Many investors in bank mutual funds raked in healthy profits this year as the stock market surged and bonds recovered from last year's dismal performance.
A combination of new sales and robust performance lifted assets in bank domestic stock funds to $78 billion at Nov. 30, a 39% increase from last December, according to data supplied by Lipper Analytical Services Inc., Summit, N.J.
But a 100-point drop in the Dow Jones industrial average on Dec. 18 prompted many bankers to reflect on what could happen to mutual fund sales if the new year brings a significant stock downturn.
"I can't help but think that the markets are abnormally high," said William G. Papesh, president of Composite Research and Management Co., the mutual fund management unit of Washington Mutual Co., Seattle.
A slump now would be an ironic development for bank mutual fund customers, many of whom have only recently warmed to equity funds.
"Psychologically, I think people will have a difficult time with normal market adjustments, particularly if they go on for a long period of time," Mr. Papesh said.

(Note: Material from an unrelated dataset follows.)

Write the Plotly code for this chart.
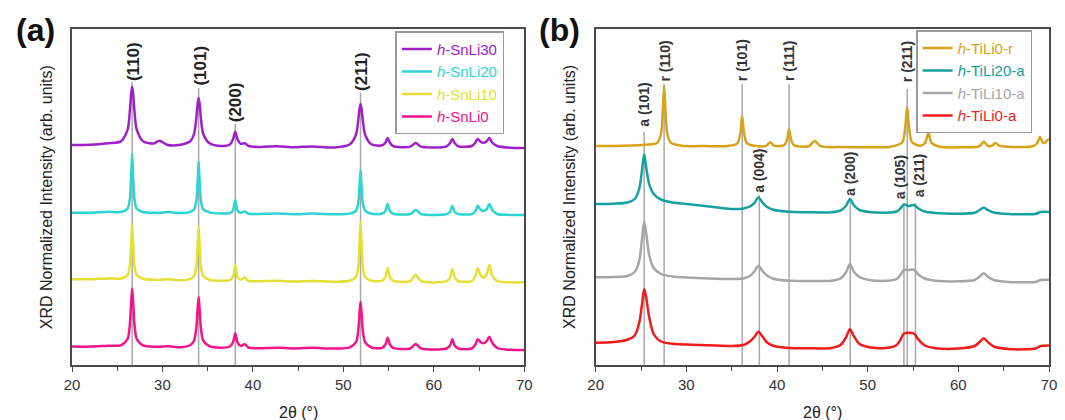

But several fund watchers argue that these concerns may be out of place. Indeed, they argue, bank mutual funds may be better positioned than their nonbank competitors to weather a downturn in the domestic equity markets.
Last week, during his annual state of the mutual fund industry address in New York, A. Michael Lipper, president of Lipper Analytical Services, predicted that international or domestic fixed-income funds would likely outperform domestic stock funds in 1996.
And if the U.S. stock market sours, as many market watchers predict, the highest-flying mutual funds - such as technology portfolios - would likely sink fastest and furthest.
That pattern, however, could actually spare bank programs from some of the worst sales declines or asset defections, since few of them boast such specialized portfolios.
In the face of any significant stock market drop, bankers may have less to worry about than direct marketers of no-load funds, some observers said.
In fact, Mr. Lipper, who is more often a critic than an admirer of banks' mutual fund efforts, said that bankers could even prosper if times turn tough.
He cited a recent uptick in the share of mutual funds sold with loads, or sales fees, in Canada during a prolonged decline in that country's stock and bond prices.
"I would think the same thing would happen when the U.S. market goes down," he said.
In fact, during a market downturn, the hand-holding that bank brokers are known for could give them an advantage over nonbank brokers.
"I think we'll see our friends at the banks being the high-commission shops," Mr. Lipper said.
Many bankers aren't waiting to prepare their customers for an eventual decline.
"We continue in all of our education to stress the importance of long- term investing - especially with equities," said R. Gregory Knopf, managing director for the Stepstone mutual fund family at Union Bank, Los Angeles.
The heady stock market only underscores the bank's strategic emphasis on periodic investment programs, Mr. Knopf said. Dollar cost averaging and a focus on investing for retirement remain underpinnings of the bank's marketing strategy.
That goal-oriented approach makes sense to one veteran of the bank mutual fund business.
"If you're out selling the hot product - and not selling it to the proper group with proper disclosure - there will be a backlash. You can bet on it," said Ronald Petnuch, senior vice president Federated Services Co., Pittsburgh.
Mr. Petnuch said smart bankers learned a valuable lesson from the bond fund difficulties in 1994. "It was the product pushers - not the service pushers - who got hurt."
But even if bankers have neglected to prepare their mutual fund customers for the worst performance problems, their other business ties may cushion the blow.
"Other relationships with the bank, such as trust relationships, add to the stickiness of the assets," said Geoffrey H. Bobroff, a mutual fund consultant in East Greenwich, R.I.
After all, Mr. Bobroff said, most bank mutual fund customers "didn't come to the bank for performance reasons, they came for service."